One of the major tragedies of our age is taking place in Syria. The war has been going on for four years now and hundreds of thousands are fleeing from the region. The sentiments which these refugees have about my country are the same as those which our own ancestors once had when they sailed towards the Statue of Liberty in New York: they are entering a country of hope and opportunities, of freedom and democracy.

The flight to Europe and Germany shows that in an age of swift information transfer and easy travel, as citizens of one world we are interconnected and interdependent as never before. Closing ourselves off is not an option, it is no longer a solution: not for Germany, not for Europe and not for America.
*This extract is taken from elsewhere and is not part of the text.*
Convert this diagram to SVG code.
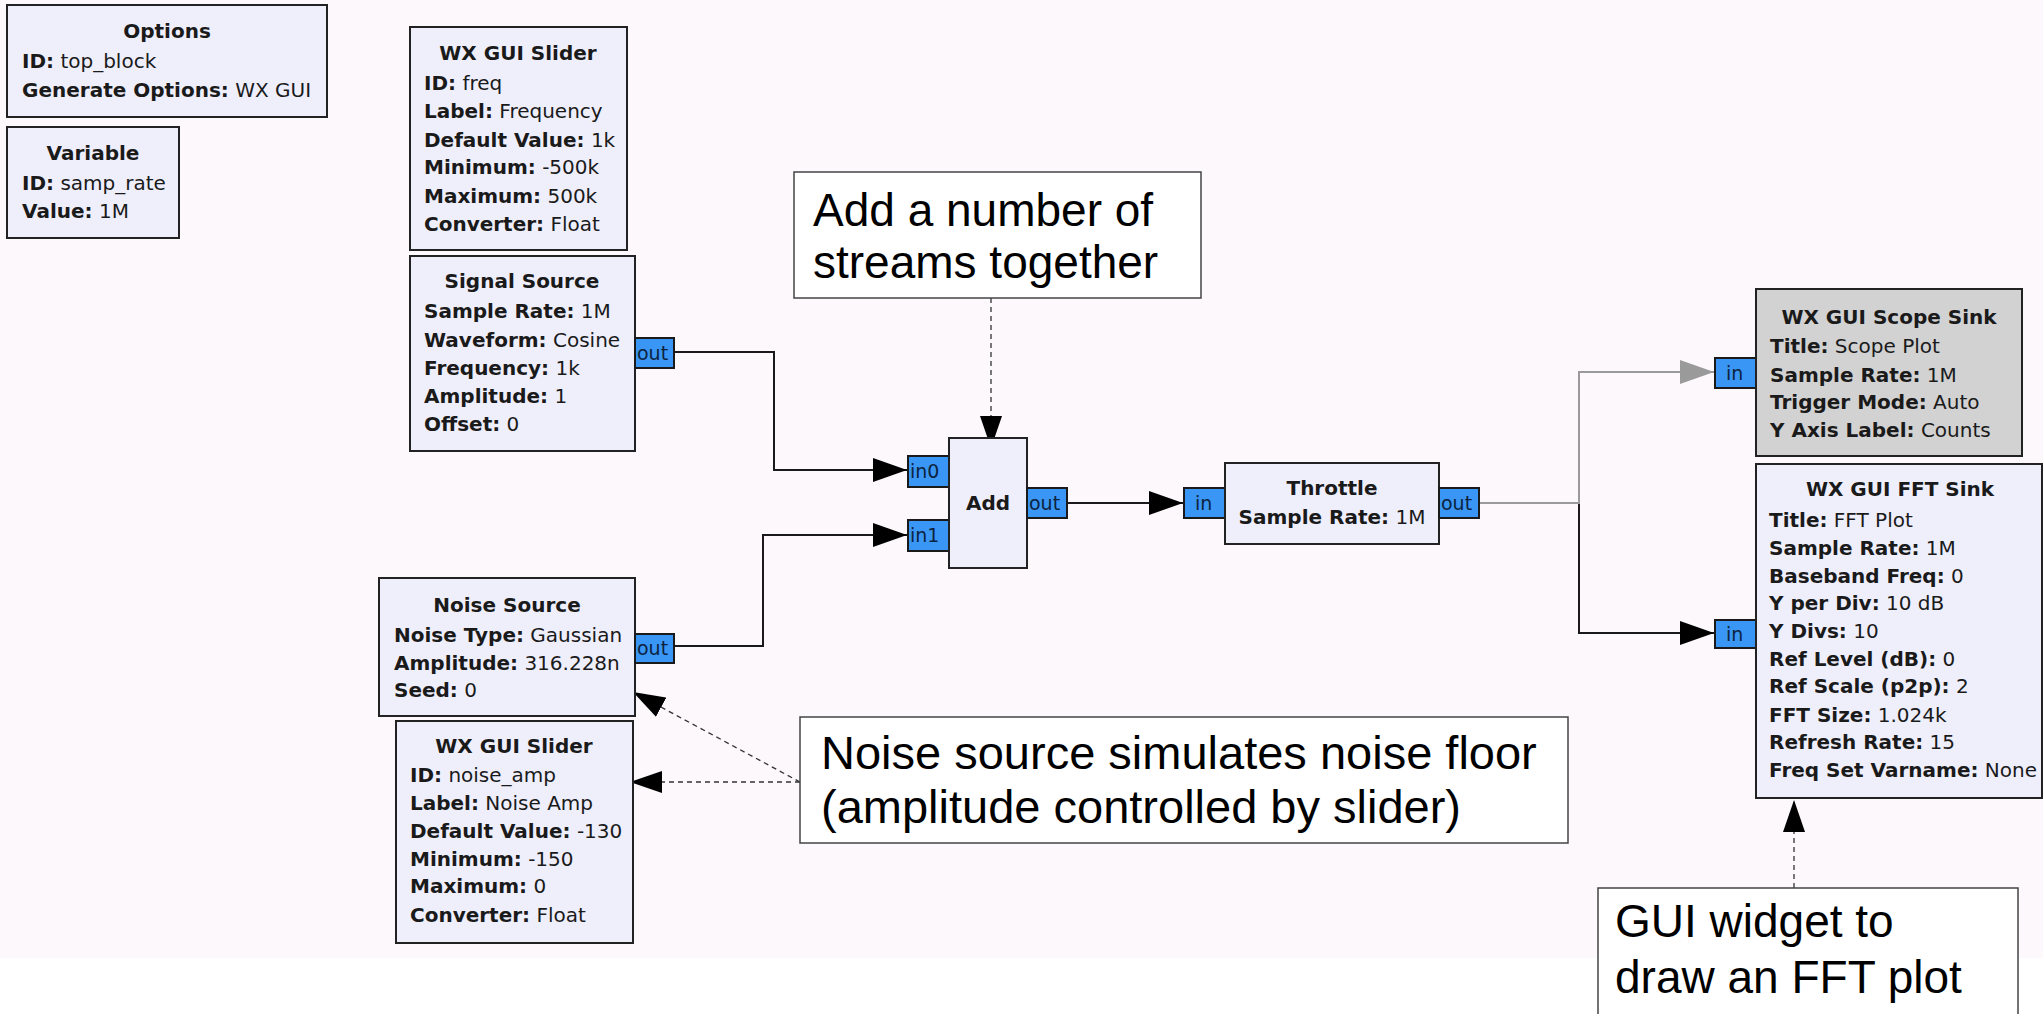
<svg xmlns="http://www.w3.org/2000/svg" width="2043" height="1014" viewBox="0 0 2043 1014">
<defs>
<style>
.blk{fill:#EFEFFC;stroke:#222;stroke-width:2}
.dis{fill:#D2D2D2;stroke:#222;stroke-width:2}
.port{fill:#3A96F4;stroke:#1a1a1a;stroke-width:2}
.pt{font-family:"DejaVu Sans",sans-serif;font-size:19px;fill:#0c2340}
.t{font-family:"DejaVu Sans",sans-serif;font-size:20px;fill:#1a1a1a}
.ti{font-family:"DejaVu Sans",sans-serif;font-size:20px;font-weight:bold;fill:#1a1a1a;text-anchor:middle}
.b{font-weight:bold}
.cbox{fill:#fff;stroke:#444;stroke-width:1.5}
.ct{font-family:"Liberation Sans",Arial,sans-serif;font-size:46px;fill:#000}
.ct2{font-family:"Liberation Sans",Arial,sans-serif;font-size:47px;fill:#000}
.wire{fill:none;stroke:#1a1a1a;stroke-width:2}
.wireg{fill:none;stroke:#9a9a9a;stroke-width:2}
.dash{fill:none;stroke:#333;stroke-width:1.3;stroke-dasharray:5,4}
</style>
<marker id="ah" viewBox="0 0 34 24" refX="34" refY="12" markerWidth="34" markerHeight="24" markerUnits="userSpaceOnUse" orient="auto"><path d="M0,0 L34,12 L0,24 z" fill="#000"/></marker>
<marker id="ahg" viewBox="0 0 34 24" refX="34" refY="12" markerWidth="34" markerHeight="24" markerUnits="userSpaceOnUse" orient="auto"><path d="M0,0 L34,12 L0,24 z" fill="#9a9a9a"/></marker>
<marker id="ca" viewBox="0 0 32 22" refX="32" refY="11" markerWidth="32" markerHeight="22" markerUnits="userSpaceOnUse" orient="auto"><path d="M0,0 L32,11 L0,22 z" fill="#000"/></marker>
</defs>
<rect x="0" y="0" width="2043" height="958" fill="#FCF8FC"/>
<rect x="0" y="958" width="2043" height="56" fill="#FFFFFF"/>

<g id="connectors">
<path class="wire" d="M674,352 H774 V470 H907" marker-end="url(#ah)"/>
<path class="wire" d="M674,646 H763 V535 H907" marker-end="url(#ah)"/>
<path class="wire" d="M1067,503 H1183" marker-end="url(#ah)"/>
<path class="wire" d="M1479,503 H1579 V633 H1714" marker-end="url(#ah)"/>
<path class="wireg" d="M1479,503 H1579 V372 H1714" marker-end="url(#ahg)"/>
<path class="dash" d="M991,298 V448" marker-end="url(#ca)"/>
<path class="dash" d="M800,782 L633,692" marker-end="url(#ca)"/>
<path class="dash" d="M800,782 H630" marker-end="url(#ca)"/>
<path class="dash" d="M1794,888 V800" marker-end="url(#ca)"/>
</g>

<g id="options">
<rect class="blk" x="7" y="5" width="320" height="112"/>
<text class="ti" x="167" y="38">Options</text>
<text class="t" x="22" y="68"><tspan class="b">ID:</tspan> top_block</text>
<text class="t" x="22" y="97"><tspan class="b">Generate Options:</tspan> WX GUI</text>
</g>

<g id="variable">
<rect class="blk" x="7" y="127" width="172" height="111"/>
<text class="ti" x="93" y="160">Variable</text>
<text class="t" x="22" y="190"><tspan class="b">ID:</tspan> samp_rate</text>
<text class="t" x="22" y="218"><tspan class="b">Value:</tspan> 1M</text>
</g>

<g id="slider_freq">
<rect class="blk" x="410" y="27" width="217" height="223"/>
<text class="ti" x="518" y="60">WX GUI Slider</text>
<text class="t" x="424" y="90"><tspan class="b">ID:</tspan> freq</text>
<text class="t" x="424" y="118"><tspan class="b">Label:</tspan> Frequency</text>
<text class="t" x="424" y="147"><tspan class="b">Default Value:</tspan> 1k</text>
<text class="t" x="424" y="174"><tspan class="b">Minimum:</tspan> -500k</text>
<text class="t" x="424" y="203"><tspan class="b">Maximum:</tspan> 500k</text>
<text class="t" x="424" y="231"><tspan class="b">Converter:</tspan> Float</text>
</g>

<g id="signal_source">
<rect class="blk" x="410" y="256" width="225" height="195"/>
<text class="ti" x="522" y="288">Signal Source</text>
<text class="t" x="424" y="318"><tspan class="b">Sample Rate:</tspan> 1M</text>
<text class="t" x="424" y="347"><tspan class="b">Waveform:</tspan> Cosine</text>
<text class="t" x="424" y="375"><tspan class="b">Frequency:</tspan> 1k</text>
<text class="t" x="424" y="403"><tspan class="b">Amplitude:</tspan> 1</text>
<text class="t" x="424" y="431"><tspan class="b">Offset:</tspan> 0</text>
<rect class="port" x="635" y="338" width="39" height="30"/>
<text class="pt" x="637" y="360">out</text>
</g>

<g id="noise_source">
<rect class="blk" x="379" y="578" width="256" height="138"/>
<text class="ti" x="507" y="612">Noise Source</text>
<text class="t" x="394" y="642"><tspan class="b">Noise Type:</tspan> Gaussian</text>
<text class="t" x="394" y="670"><tspan class="b">Amplitude:</tspan> 316.228n</text>
<text class="t" x="394" y="697"><tspan class="b">Seed:</tspan> 0</text>
<rect class="port" x="635" y="634" width="39" height="29"/>
<text class="pt" x="637" y="655">out</text>
</g>

<g id="slider_noise">
<rect class="blk" x="396" y="721" width="237" height="222"/>
<text class="ti" x="514" y="753">WX GUI Slider</text>
<text class="t" x="410" y="782"><tspan class="b">ID:</tspan> noise_amp</text>
<text class="t" x="410" y="810"><tspan class="b">Label:</tspan> Noise Amp</text>
<text class="t" x="410" y="838"><tspan class="b">Default Value:</tspan> -130</text>
<text class="t" x="410" y="866"><tspan class="b">Minimum:</tspan> -150</text>
<text class="t" x="410" y="893"><tspan class="b">Maximum:</tspan> 0</text>
<text class="t" x="410" y="922"><tspan class="b">Converter:</tspan> Float</text>
</g>

<g id="add">
<rect class="port" x="908" y="456" width="41" height="31"/>
<text class="pt" x="910" y="478">in0</text>
<rect class="port" x="908" y="520" width="41" height="31"/>
<text class="pt" x="910" y="542">in1</text>
<rect class="blk" x="949" y="438" width="78" height="130"/>
<text class="ti" x="988" y="510">Add</text>
<rect class="port" x="1027" y="488" width="40" height="30"/>
<text class="pt" x="1029" y="510">out</text>
</g>

<g id="throttle">
<rect class="port" x="1184" y="488" width="41" height="30"/>
<text class="pt" x="1195" y="510">in</text>
<rect class="blk" x="1225" y="463" width="214" height="81"/>
<text class="ti" x="1332" y="495">Throttle</text>
<text class="t" x="1332" y="524" text-anchor="middle"><tspan class="b">Sample Rate:</tspan> 1M</text>
<rect class="port" x="1439" y="488" width="40" height="30"/>
<text class="pt" x="1441" y="510">out</text>
</g>

<g id="scope_sink">
<rect class="port" x="1715" y="358" width="41" height="30"/>
<text class="pt" x="1726" y="380">in</text>
<rect class="dis" x="1756" y="289" width="266" height="167"/>
<text class="ti" x="1889" y="324">WX GUI Scope Sink</text>
<text class="t" x="1770" y="353"><tspan class="b">Title:</tspan> Scope Plot</text>
<text class="t" x="1770" y="382"><tspan class="b">Sample Rate:</tspan> 1M</text>
<text class="t" x="1770" y="409"><tspan class="b">Trigger Mode:</tspan> Auto</text>
<text class="t" x="1770" y="437"><tspan class="b">Y Axis Label:</tspan> Counts</text>
</g>

<g id="fft_sink">
<rect class="port" x="1715" y="620" width="41" height="28"/>
<text class="pt" x="1726" y="641">in</text>
<rect class="blk" x="1756" y="464" width="286" height="334"/>
<text class="ti" x="1900" y="496">WX GUI FFT Sink</text>
<text class="t" x="1769" y="527"><tspan class="b">Title:</tspan> FFT Plot</text>
<text class="t" x="1769" y="555"><tspan class="b">Sample Rate:</tspan> 1M</text>
<text class="t" x="1769" y="583"><tspan class="b">Baseband Freq:</tspan> 0</text>
<text class="t" x="1769" y="610"><tspan class="b">Y per Div:</tspan> 10 dB</text>
<text class="t" x="1769" y="638"><tspan class="b">Y Divs:</tspan> 10</text>
<text class="t" x="1769" y="666"><tspan class="b">Ref Level (dB):</tspan> 0</text>
<text class="t" x="1769" y="693"><tspan class="b">Ref Scale (p2p):</tspan> 2</text>
<text class="t" x="1769" y="722"><tspan class="b">FFT Size:</tspan> 1.024k</text>
<text class="t" x="1769" y="749"><tspan class="b">Refresh Rate:</tspan> 15</text>
<text class="t" x="1769" y="777"><tspan class="b">Freq Set Varname:</tspan> None</text>
</g>

<g id="comment_add">
<rect class="cbox" x="794" y="172" width="407" height="126"/>
<text class="ct" x="813" y="226">Add a number of</text>
<text class="ct" x="813" y="278">streams together</text>
</g>

<g id="comment_noise">
<rect class="cbox" x="800" y="717" width="768" height="126"/>
<text class="ct2" x="821" y="769">Noise source simulates noise floor</text>
<text class="ct2" x="821" y="823">(amplitude controlled by slider)</text>
</g>

<g id="comment_fft">
<rect class="cbox" x="1598" y="888" width="420" height="140"/>
<text class="ct" x="1615" y="937">GUI widget to</text>
<text class="ct" x="1615" y="993">draw an FFT plot</text>
</g>
</svg>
Anyone who is young today and studying, for example here at the University of Pennsylvania or at a German university, has the good fortune to be born into an age of freedom and prosperity. I am certain that even in an environment full of new challenges, we have the means and instruments to peacefully prolong this era.

However, we cannot do it alone, none of our nations, none. This is the great insight which President John F. Kennedy once bestowed upon us in Philadelphia: If we want to find answers today to the major issues of our time, then we will have to stand together. Freedom is our shared bond. For this reason, it is our duty today – as it was in the past – to shoulder responsibility and to work with and for each other.